3. Best Computers, Inc., sells computers and computer parts by mail. A sample of 25 recent orders showed the mean time taken to ship out these orders was 70 hours with a sample standard deviation of 14 hours. Assuming the population is normally distributed, the 99% confidence interval for the population mean is:

• A. 70 ± 2.80 hours.
• B. 70 ± 6.98 hours.
• C. 70 ± 7.83 hours.

4. What is the most appropriate test statistic for constructing confidence intervals for the population mean when the population is normally distributed, but the variance is unknown?

• A. The $z$-statistic at $\alpha$ with $n$ degrees of freedom.
• B. The $t$-statistic at $\alpha/2$ with $n$ degrees of freedom.
• C. The $t$-statistic at $\alpha/2$ with $n - 1$ degrees of freedom.

5. When constructing a confidence interval for the population mean of a nonnormal distribution when the population variance is unknown and the sample size is large ($n > 30$), an analyst may acceptably use:

• A. Either a $z$-statistic or a $t$-statistic.
• B. Only a $z$-statistic at $\alpha$ with $n$ degrees of freedom.
• C. Only a $t$-statistic at $\alpha / 2$ with $n$ degrees of freedom.

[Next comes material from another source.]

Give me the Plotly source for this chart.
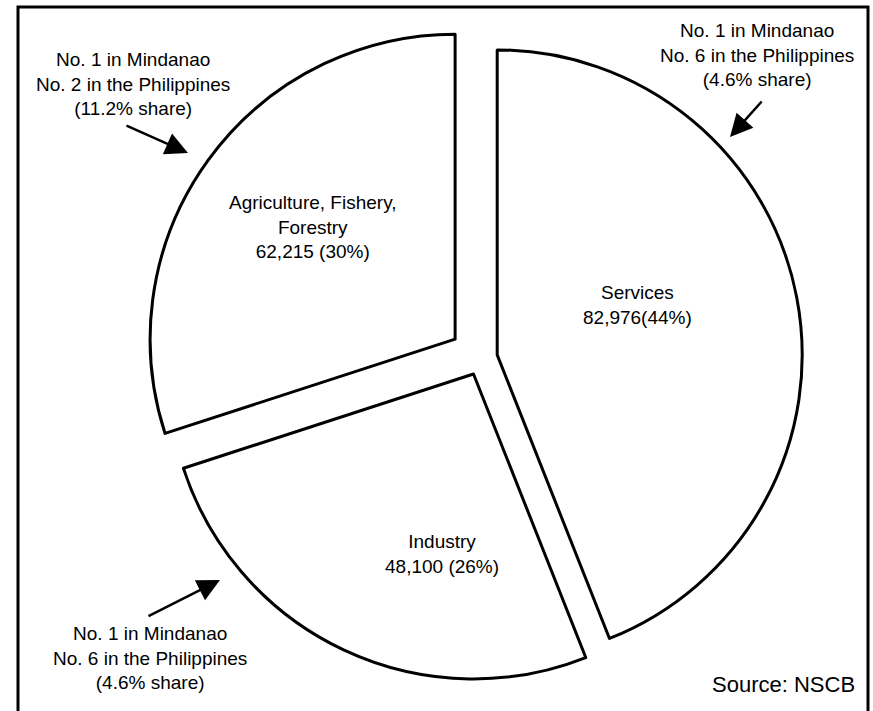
import plotly.graph_objects as go

W, H = 873, 711

# ---- data (clockwise from 12 o'clock) ----
sectors = ["Services", "Industry", "Agriculture, Fishery, Forestry"]
gva = [82976, 48100, 62215]          # value
shares = [44, 26, 30]                # % share shown on the chart
slice_labels = ["Services<br>82,976(44%)",
                "Industry<br>48,100 (26%)",
                "Agriculture, Fishery,<br>Forestry<br>62,215 (30%)"]
rank_notes = ["No. 1 in Mindanao<br>No. 6 in the Philippines<br>(4.6% share)",
              "No. 1 in Mindanao<br>No. 6 in the Philippines<br>(4.6% share)",
              "No. 1 in Mindanao<br>No. 2 in the Philippines<br>(11.2% share)"]
source_text = "Source: NSCB"

FONT = "Liberation Sans, Arial, sans-serif"


def px(x):
    return x / W


def py(y):
    return 1 - y / H


fig = go.Figure(go.Pie(
    labels=sectors,
    values=shares,
    customdata=gva,
    sort=False,
    direction="clockwise",
    rotation=0,
    pull=[0.054, 0.058, 0.105],
    marker=dict(colors=["white", "white", "white"],
                line=dict(color="black", width=3)),
    textinfo="none",
    hoverinfo="skip",
    showlegend=False,
    domain=dict(x=[0.14, 0.962], y=[0.0225, 0.9705]),
))

ann = []
# slice labels
label_pos = [(637, 305), (442, 554), (313, 227)]
for t, (x, y) in zip(slice_labels, label_pos):
    ann.append(dict(x=px(x), y=py(y), xref="paper", yref="paper", text=t,
                    showarrow=False, xanchor="center", yanchor="middle",
                    font=dict(family=FONT, size=19, color="black")))

# rank notes
note_pos = [(757, 55), (150, 658), (133, 84)]
for t, (x, y) in zip(rank_notes, note_pos):
    ann.append(dict(x=px(x), y=py(y), xref="paper", yref="paper", text=t,
                    showarrow=False, xanchor="center", yanchor="middle",
                    font=dict(family=FONT, size=19, color="black")))

# arrows (tail -> head)
arrows = [((763, 100), (730, 137)), ((147, 617), (220, 580)), ((125, 125), (188, 153))]
for (tx, ty), (hx, hy) in arrows:
    ann.append(dict(x=px(hx), y=py(hy), xref="paper", yref="paper", text="",
                    showarrow=True, ax=tx - hx, ay=ty - hy,
                    arrowhead=2, arrowsize=1.8, arrowwidth=2.5,
                    arrowcolor="black", standoff=0, startstandoff=0))

# source
ann.append(dict(x=px(857), y=py(684), xref="paper", yref="paper", text=source_text,
                showarrow=False, xanchor="right", yanchor="middle",
                font=dict(family=FONT, size=22, color="black")))

fig.update_layout(
    width=W, height=H,
    margin=dict(l=0, r=0, t=0, b=0),
    paper_bgcolor="white",
    plot_bgcolor="white",
    annotations=ann,
    shapes=[dict(type="rect", xref="paper", yref="paper",
                 x0=px(18), x1=px(868), y0=-0.05, y1=py(7),
                 line=dict(color="black", width=3), fillcolor="rgba(0,0,0,0)")],
)

fig.write_html("out.html")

6. Jenny Fox evaluates managers who have a cross-sectional population standard deviation of returns of 8%. If returns are independent across managers, how large of a sample does Fox need so the standard error of sample means is 1.26%?

• A. 7.
• B. 30.
• C. 40.

7. Annual returns on small stocks have a population mean of 12% and a population standard deviation of 20%. If the returns are normally distributed, a 90% confidence interval on mean returns over a 5-year period is:

• A. 5.40% to 18.60%.
• B. –2.75% to 26.76%.
• C. –5.52% to 29.52%.

8. An analyst who uses historical data that was not publicly available at the time period being studied will have a sample with:

• A. Look-ahead bias.
• B. Time-period bias.
• C. Sample selection bias.

9. Which of the following is most closely associated with survivorship bias?

• A. Price-to-book studies.
• B. Staffed bond sampling studies.
• C. Mutual fund performance studies.